**Provided data:**

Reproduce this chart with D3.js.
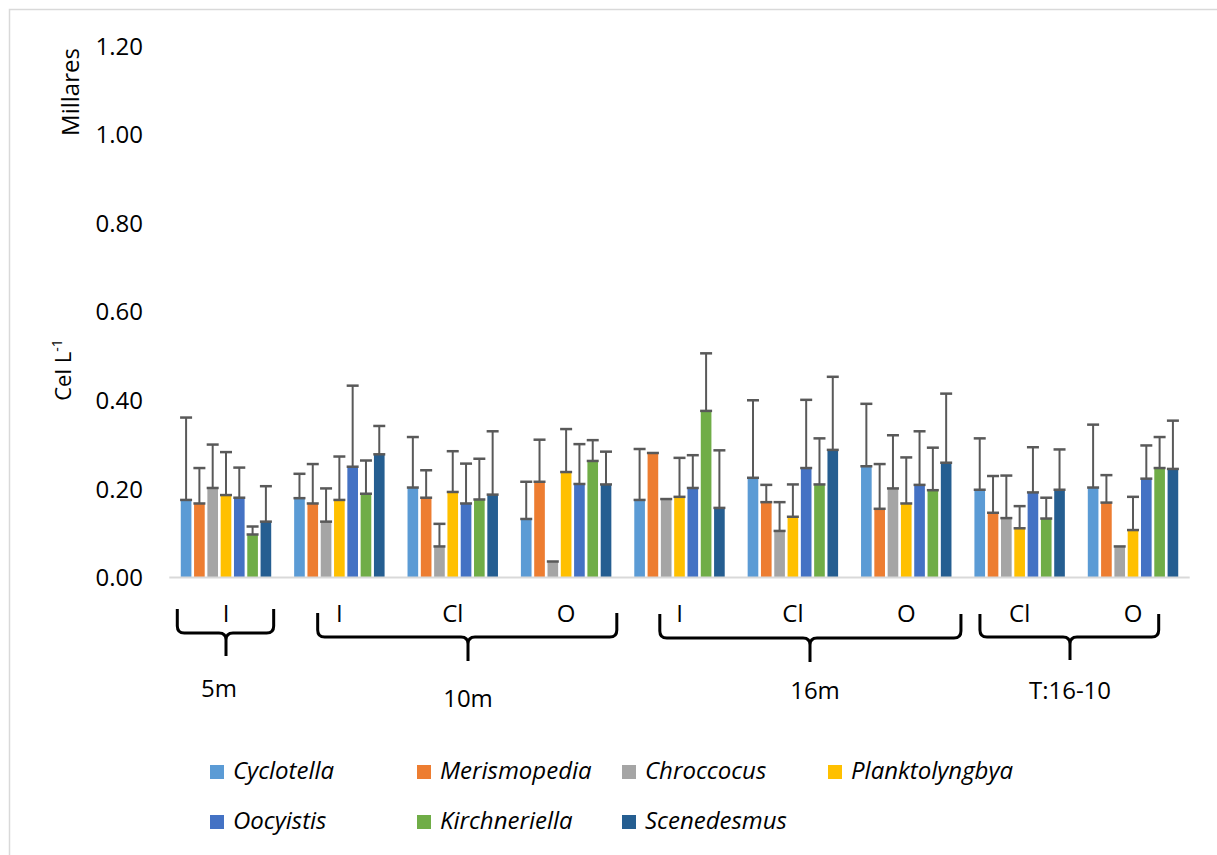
<!DOCTYPE html>
<html>
<head>
<meta charset="utf-8">
<script src="https://cdn.jsdelivr.net/npm/d3@7"></script>
<style>
  html, body { margin: 0; padding: 0; background: #fff; }
  svg { display: block; font-family: "Open Sans", Lato, sans-serif; }
</style>
</head>
<body>
<svg id="chart" width="1217" height="855"></svg>
<script>
// ---------- data ----------
const categories = ["I", "I", "Cl", "O", "I", "Cl", "O", "Cl", "O"];
const seriesNames = ["Cyclotella", "Merismopedia", "Chroccocus", "Planktolyngbya", "Oocyistis", "Kirchneriella", "Scenedesmus"];
const seriesColors = ["#5B9BD5", "#ED7D31", "#A5A5A5", "#FFC000", "#4472C4", "#70AD47", "#255E91"];

const cyclotella     = [0.174, 0.178, 0.202, 0.131, 0.174, 0.224, 0.250, 0.197, 0.202];
const merismopedia   = [0.166, 0.166, 0.179, 0.215, 0.280, 0.169, 0.154, 0.145, 0.168];
const chroccocus     = [0.201, 0.125, 0.069, 0.035, 0.176, 0.104, 0.200, 0.133, 0.069];
const planktolyngbya = [0.185, 0.174, 0.192, 0.237, 0.181, 0.136, 0.166, 0.110, 0.106];
const oocyistis      = [0.179, 0.249, 0.166, 0.210, 0.201, 0.246, 0.208, 0.191, 0.222];
const kirchneriella  = [0.096, 0.188, 0.175, 0.262, 0.375, 0.209, 0.196, 0.132, 0.246];
const scenedesmus    = [0.125, 0.277, 0.186, 0.209, 0.156, 0.287, 0.258, 0.197, 0.244];

const errCyclotella     = [0.186, 0.055, 0.114, 0.084, 0.115, 0.175, 0.141, 0.116, 0.142];
const errMerismopedia   = [0.080, 0.089, 0.062, 0.095, 0.000, 0.039, 0.101, 0.083, 0.062];
const errChroccocus     = [0.098, 0.075, 0.051, 0.000, 0.000, 0.065, 0.120, 0.096, 0.000];
const errPlanktolyngbya = [0.097, 0.098, 0.092, 0.097, 0.088, 0.073, 0.104, 0.050, 0.075];
const errOocyistis      = [0.068, 0.183, 0.090, 0.090, 0.074, 0.154, 0.121, 0.102, 0.075];
const errKirchneriella  = [0.018, 0.075, 0.092, 0.047, 0.130, 0.104, 0.096, 0.047, 0.070];
const errScenedesmus    = [0.080, 0.064, 0.143, 0.074, 0.130, 0.165, 0.156, 0.091, 0.109];

const yTicks = [0, 0.2, 0.4, 0.6, 0.8, 1.0, 1.2];
const depthGroups = [
  { label: "5m",      first: 0, last: 0 },
  { label: "10m",     first: 1, last: 3 },
  { label: "16m",     first: 4, last: 6 },
  { label: "T:16-10", first: 7, last: 8 }
];

const seriesValues = [cyclotella, merismopedia, chroccocus, planktolyngbya, oocyistis, kirchneriella, scenedesmus];
const seriesErrors = [errCyclotella, errMerismopedia, errChroccocus, errPlanktolyngbya, errOocyistis, errKirchneriella, errScenedesmus];

// ---------- layout ----------
const svg = d3.select("#chart");
const plotLeft = 169.3, plotRight = 1189.7, plotTop = 45.5, plotBottom = 577;
const FONT = 24;

// chart border
svg.append("rect").attr("x", 9.5).attr("y", 9.5).attr("width", 1240).attr("height", 880)
  .attr("fill", "none").attr("stroke", "#d9d9d9").attr("stroke-width", 1.5);

const y = d3.scaleLinear().domain([0, 1.2]).range([plotBottom, plotTop]);
const x0 = d3.scaleBand().domain(d3.range(categories.length)).range([plotLeft, plotRight]);
const bw = x0.bandwidth();
const x1 = d3.scaleBand().domain(seriesNames).range([bw / 2 - 46.55, bw / 2 + 46.55]).paddingInner(0.2).paddingOuter(0.1);

// y axis
const yAxis = d3.axisLeft(y).tickValues(yTicks).tickFormat(d3.format(".2f")).tickSize(0).tickPadding(0);
const gy = svg.append("g").attr("transform", "translate(143,0)").call(yAxis);
gy.select(".domain").remove();
gy.selectAll("text").attr("font-family", "'Open Sans', sans-serif").attr("font-size", FONT).attr("fill", "#000").attr("dy", "0.36em");

// axis titles
svg.append("text").attr("transform", "translate(79,92) rotate(-90)").attr("text-anchor", "middle")
  .attr("font-size", FONT).attr("fill", "#000").text("Millares");
const ct = svg.append("text").attr("transform", "translate(71,370) rotate(-90)").attr("text-anchor", "middle")
  .attr("font-size", 22).attr("fill", "#000");
ct.append("tspan").text("Cel L");
ct.append("tspan").attr("font-size", 14).attr("dy", -9).text("-1");

// bars
const groups = svg.append("g").selectAll("g.grp").data(d3.range(categories.length)).join("g")
  .attr("class", "grp").attr("transform", i => `translate(${x0(i)},0)`);

groups.each(function (i) {
  const g = d3.select(this);
  seriesNames.forEach((s, k) => {
    const v = seriesValues[k][i];
    g.append("rect").attr("x", x1(s)).attr("y", y(v)).attr("width", x1.bandwidth())
      .attr("height", y(0) - y(v)).attr("fill", seriesColors[k]);
  });
});

// baseline
svg.append("line").attr("x1", plotLeft).attr("x2", plotRight).attr("y1", plotBottom + 0.5).attr("y2", plotBottom + 0.5)
  .attr("stroke", "#d9d9d9").attr("stroke-width", 2);

// error bars
groups.each(function (i) {
  const g = d3.select(this);
  seriesNames.forEach((s, k) => {
    const v = seriesValues[k][i], e = seriesErrors[k][i];
    const cx = x1(s) + x1.bandwidth() / 2;
    const capW = 6;
    if (e > 0) {
      g.append("line").attr("x1", cx).attr("x2", cx).attr("y1", y(v)).attr("y2", y(v + e))
        .attr("stroke", "#595959").attr("stroke-width", 2);
      g.append("line").attr("x1", cx - capW).attr("x2", cx + capW).attr("y1", y(v + e)).attr("y2", y(v + e))
        .attr("stroke", "#595959").attr("stroke-width", 2.5);
    }
    g.append("line").attr("x1", cx - capW).attr("x2", cx + capW).attr("y1", y(v)).attr("y2", y(v))
      .attr("stroke", "#595959").attr("stroke-width", 2.5);
  });
});

// sub-category labels
svg.append("g").selectAll("text").data(categories).join("text")
  .attr("x", (d, i) => x0(i) + bw / 2).attr("y", 622).attr("text-anchor", "middle")
  .attr("font-size", FONT).attr("fill", "#000").text(d => d);

// braces
const braceLayout = [
  { l: 8, r: 9, c: 226, top: 609, line: 633, tip: 656, lx: 219, ly: 697 },
  { l: 35, r: 6, c: 468, top: 613, line: 637, tip: 661, lx: 468, ly: 707 },
  { l: 37, r: 2, c: 810, top: 614, line: 638, tip: 662, lx: 815, ly: 699 },
  { l: 17, r: 31, c: 1070, top: 614, line: 637, tip: 660, lx: 1070, ly: 699 }
];
depthGroups.forEach((dg, j) => {
  const L = braceLayout[j];
  const xl = x0(dg.first) + L.l, xr = x0(dg.last) + bw - L.r, xc = L.c;
  const r = 7;
  const p = d3.path();
  p.moveTo(xl, L.top);
  p.lineTo(xl, L.line - r);
  p.quadraticCurveTo(xl, L.line, xl + r, L.line);
  p.lineTo(xc - r, L.line);
  p.quadraticCurveTo(xc, L.line, xc, L.line + r);
  p.lineTo(xc, L.tip);
  p.moveTo(xr, L.top);
  p.lineTo(xr, L.line - r);
  p.quadraticCurveTo(xr, L.line, xr - r, L.line);
  p.lineTo(xc + r, L.line);
  p.quadraticCurveTo(xc, L.line, xc, L.line + r);
  svg.append("path").attr("d", p.toString()).attr("fill", "none").attr("stroke", "#000").attr("stroke-width", 3);
  svg.append("text").attr("x", L.lx).attr("y", L.ly).attr("text-anchor", "middle")
    .attr("font-size", FONT).attr("fill", "#000").text(dg.label);
});

// legend
const legendPos = [[210, 771], [417, 771], [622, 771], [828, 771], [210, 821], [417, 821], [622, 821]];
seriesNames.forEach((s, k) => {
  const [lx, ly] = legendPos[k];
  svg.append("rect").attr("x", lx).attr("y", ly - 6).attr("width", 14).attr("height", 14).attr("fill", seriesColors[k]);
  svg.append("text").attr("x", lx + 23).attr("y", ly + 8).attr("font-size", FONT).attr("font-style", "italic")
    .attr("fill", "#000").text(s);
});
</script>
</body>
</html>
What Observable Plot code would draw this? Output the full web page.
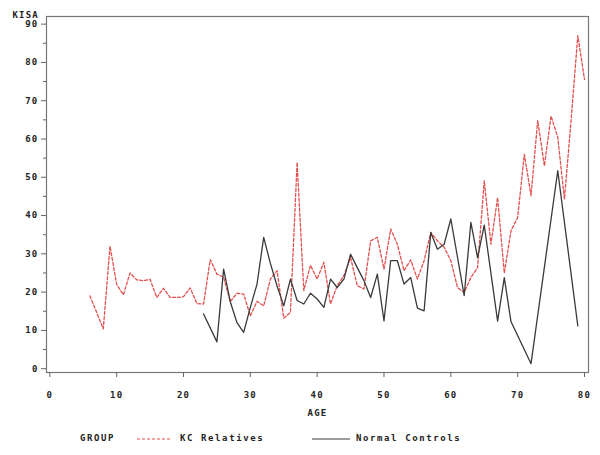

**Exercise instructions:** Your task is to repeat the opening line of the entries above and each line after it, ending with the line that has "0.156, 0.091, 0.109];". Do not include the pictures.

**Reply to the exercise:**
Reproduce this chart with D3.js.
<!DOCTYPE html>
<html>
<head>
<meta charset="utf-8">
<script src="https://cdn.jsdelivr.net/npm/d3@7"></script>
<style>
  html, body { margin: 0; padding: 0; background: #fff; }
  svg { display: block; font-family: "Open Sans", Lato, sans-serif; }
</style>
</head>
<body>
<svg id="chart" width="1217" height="855"></svg>
<script>
// ---------- data ----------
const categories = ["I", "I", "Cl", "O", "I", "Cl", "O", "Cl", "O"];
const seriesNames = ["Cyclotella", "Merismopedia", "Chroccocus", "Planktolyngbya", "Oocyistis", "Kirchneriella", "Scenedesmus"];
const seriesColors = ["#5B9BD5", "#ED7D31", "#A5A5A5", "#FFC000", "#4472C4", "#70AD47", "#255E91"];

const cyclotella     = [0.174, 0.178, 0.202, 0.131, 0.174, 0.224, 0.250, 0.197, 0.202];
const merismopedia   = [0.166, 0.166, 0.179, 0.215, 0.280, 0.169, 0.154, 0.145, 0.168];
const chroccocus     = [0.201, 0.125, 0.069, 0.035, 0.176, 0.104, 0.200, 0.133, 0.069];
const planktolyngbya = [0.185, 0.174, 0.192, 0.237, 0.181, 0.136, 0.166, 0.110, 0.106];
const oocyistis      = [0.179, 0.249, 0.166, 0.210, 0.201, 0.246, 0.208, 0.191, 0.222];
const kirchneriella  = [0.096, 0.188, 0.175, 0.262, 0.375, 0.209, 0.196, 0.132, 0.246];
const scenedesmus    = [0.125, 0.277, 0.186, 0.209, 0.156, 0.287, 0.258, 0.197, 0.244];

const errCyclotella     = [0.186, 0.055, 0.114, 0.084, 0.115, 0.175, 0.141, 0.116, 0.142];
const errMerismopedia   = [0.080, 0.089, 0.062, 0.095, 0.000, 0.039, 0.101, 0.083, 0.062];
const errChroccocus     = [0.098, 0.075, 0.051, 0.000, 0.000, 0.065, 0.120, 0.096, 0.000];
const errPlanktolyngbya = [0.097, 0.098, 0.092, 0.097, 0.088, 0.073, 0.104, 0.050, 0.075];
const errOocyistis      = [0.068, 0.183, 0.090, 0.090, 0.074, 0.154, 0.121, 0.102, 0.075];
const errKirchneriella  = [0.018, 0.075, 0.092, 0.047, 0.130, 0.104, 0.096, 0.047, 0.070];
const errScenedesmus    = [0.080, 0.064, 0.143, 0.074, 0.130, 0.165, 0.156, 0.091, 0.109];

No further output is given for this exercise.